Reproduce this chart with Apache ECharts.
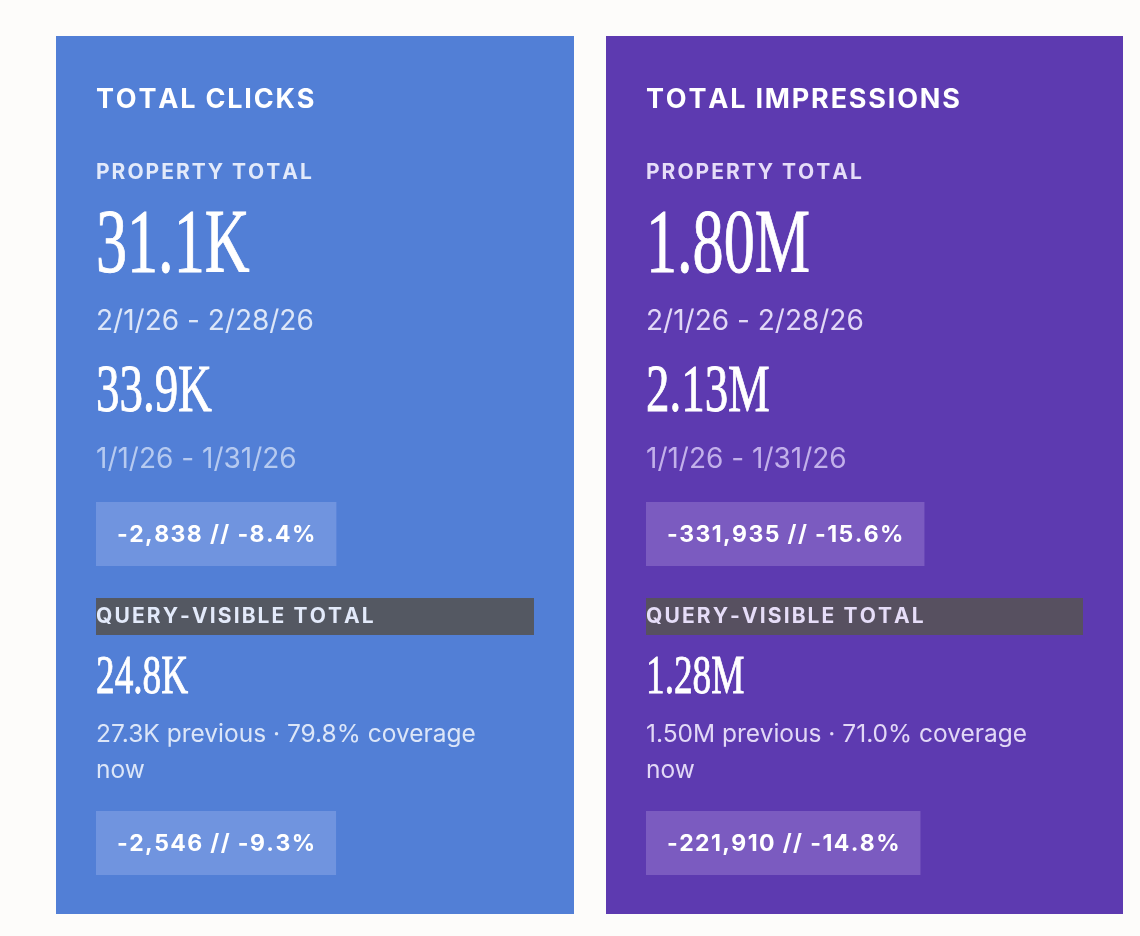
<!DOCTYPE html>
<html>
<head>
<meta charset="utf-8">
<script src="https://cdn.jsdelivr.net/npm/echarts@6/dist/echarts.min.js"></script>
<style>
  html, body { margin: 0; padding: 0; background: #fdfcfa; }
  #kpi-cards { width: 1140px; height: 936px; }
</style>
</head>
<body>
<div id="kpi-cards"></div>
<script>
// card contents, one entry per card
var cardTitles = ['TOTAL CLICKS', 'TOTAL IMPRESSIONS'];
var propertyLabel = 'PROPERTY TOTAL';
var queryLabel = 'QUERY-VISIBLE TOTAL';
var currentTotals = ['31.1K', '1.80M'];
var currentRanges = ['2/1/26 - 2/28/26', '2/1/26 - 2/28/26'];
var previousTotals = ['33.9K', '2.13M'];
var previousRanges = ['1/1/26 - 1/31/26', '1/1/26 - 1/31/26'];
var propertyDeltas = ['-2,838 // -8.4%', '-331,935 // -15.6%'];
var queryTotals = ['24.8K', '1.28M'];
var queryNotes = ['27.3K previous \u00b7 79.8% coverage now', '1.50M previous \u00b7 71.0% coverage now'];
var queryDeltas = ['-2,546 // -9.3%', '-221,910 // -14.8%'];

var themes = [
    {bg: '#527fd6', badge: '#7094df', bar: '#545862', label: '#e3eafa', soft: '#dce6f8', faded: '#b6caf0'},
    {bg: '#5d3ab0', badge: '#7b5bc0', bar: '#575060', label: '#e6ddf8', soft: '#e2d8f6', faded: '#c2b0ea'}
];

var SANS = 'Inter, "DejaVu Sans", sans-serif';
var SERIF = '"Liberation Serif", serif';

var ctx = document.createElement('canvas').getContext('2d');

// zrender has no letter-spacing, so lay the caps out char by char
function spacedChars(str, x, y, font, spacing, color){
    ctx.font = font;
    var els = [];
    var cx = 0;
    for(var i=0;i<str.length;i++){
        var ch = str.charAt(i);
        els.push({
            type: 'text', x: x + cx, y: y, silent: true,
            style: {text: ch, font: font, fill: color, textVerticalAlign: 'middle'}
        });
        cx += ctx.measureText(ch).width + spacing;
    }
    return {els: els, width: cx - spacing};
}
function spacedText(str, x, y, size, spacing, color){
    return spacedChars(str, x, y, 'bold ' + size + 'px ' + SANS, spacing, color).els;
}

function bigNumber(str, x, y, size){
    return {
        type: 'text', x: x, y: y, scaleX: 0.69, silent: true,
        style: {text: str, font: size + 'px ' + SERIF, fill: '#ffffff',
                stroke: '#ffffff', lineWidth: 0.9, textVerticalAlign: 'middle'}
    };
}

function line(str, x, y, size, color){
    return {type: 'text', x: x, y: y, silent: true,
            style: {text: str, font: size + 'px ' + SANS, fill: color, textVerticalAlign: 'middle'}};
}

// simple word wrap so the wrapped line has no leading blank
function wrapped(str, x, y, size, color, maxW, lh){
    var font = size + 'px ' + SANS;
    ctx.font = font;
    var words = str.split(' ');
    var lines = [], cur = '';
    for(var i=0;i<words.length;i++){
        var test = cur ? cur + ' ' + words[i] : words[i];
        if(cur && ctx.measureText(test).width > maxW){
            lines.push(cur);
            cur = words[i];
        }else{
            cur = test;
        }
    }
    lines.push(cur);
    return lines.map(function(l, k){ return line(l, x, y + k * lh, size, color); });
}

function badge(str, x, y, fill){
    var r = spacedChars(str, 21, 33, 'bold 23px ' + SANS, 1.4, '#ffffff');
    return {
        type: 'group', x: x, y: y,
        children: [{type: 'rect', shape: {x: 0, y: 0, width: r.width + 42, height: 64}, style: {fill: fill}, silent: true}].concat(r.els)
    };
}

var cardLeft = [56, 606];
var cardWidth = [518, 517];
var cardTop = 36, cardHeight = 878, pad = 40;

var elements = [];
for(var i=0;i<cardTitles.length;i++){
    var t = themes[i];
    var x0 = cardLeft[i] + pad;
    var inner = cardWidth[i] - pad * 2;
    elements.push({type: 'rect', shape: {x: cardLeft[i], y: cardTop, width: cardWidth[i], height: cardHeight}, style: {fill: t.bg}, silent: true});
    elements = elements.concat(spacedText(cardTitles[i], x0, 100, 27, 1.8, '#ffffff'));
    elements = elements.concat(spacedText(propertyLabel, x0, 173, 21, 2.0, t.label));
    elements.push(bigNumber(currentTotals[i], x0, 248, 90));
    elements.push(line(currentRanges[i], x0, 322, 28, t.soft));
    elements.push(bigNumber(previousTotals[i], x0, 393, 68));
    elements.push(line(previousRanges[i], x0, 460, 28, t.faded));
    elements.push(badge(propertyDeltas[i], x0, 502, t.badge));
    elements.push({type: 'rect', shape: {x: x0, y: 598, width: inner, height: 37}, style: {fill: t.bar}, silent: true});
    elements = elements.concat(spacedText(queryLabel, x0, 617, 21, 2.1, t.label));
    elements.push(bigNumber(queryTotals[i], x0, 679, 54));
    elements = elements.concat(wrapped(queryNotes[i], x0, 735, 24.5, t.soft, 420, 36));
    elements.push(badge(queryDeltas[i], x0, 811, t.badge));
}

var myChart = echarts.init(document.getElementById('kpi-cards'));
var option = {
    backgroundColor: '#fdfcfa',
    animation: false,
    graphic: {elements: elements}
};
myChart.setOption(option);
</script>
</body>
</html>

==

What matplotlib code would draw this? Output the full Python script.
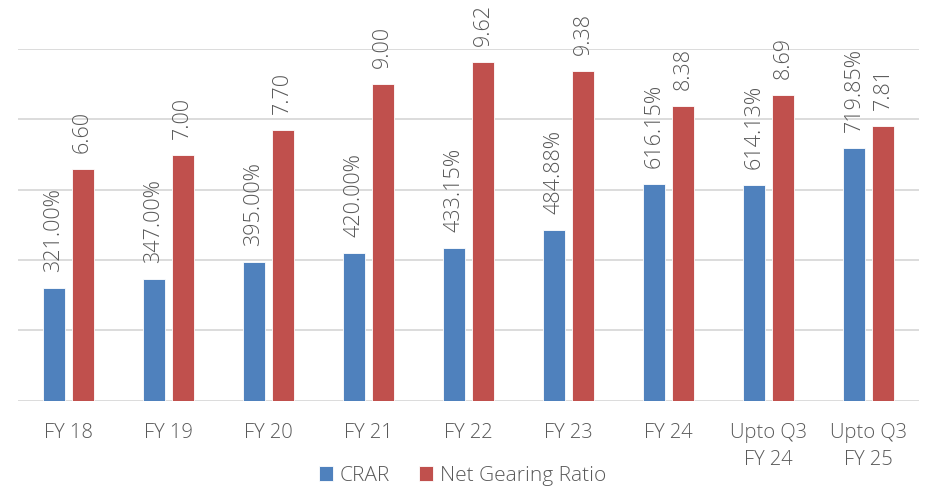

● **Brief**
Gather every line from the listing above in which "script" appears, and copy those lines.

● **Full answer**
<script src="https://cdn.jsdelivr.net/npm/echarts@6/dist/echarts.min.js"></script>
<script>
</script>
What matplotlib code would draw this? Output the full Python script.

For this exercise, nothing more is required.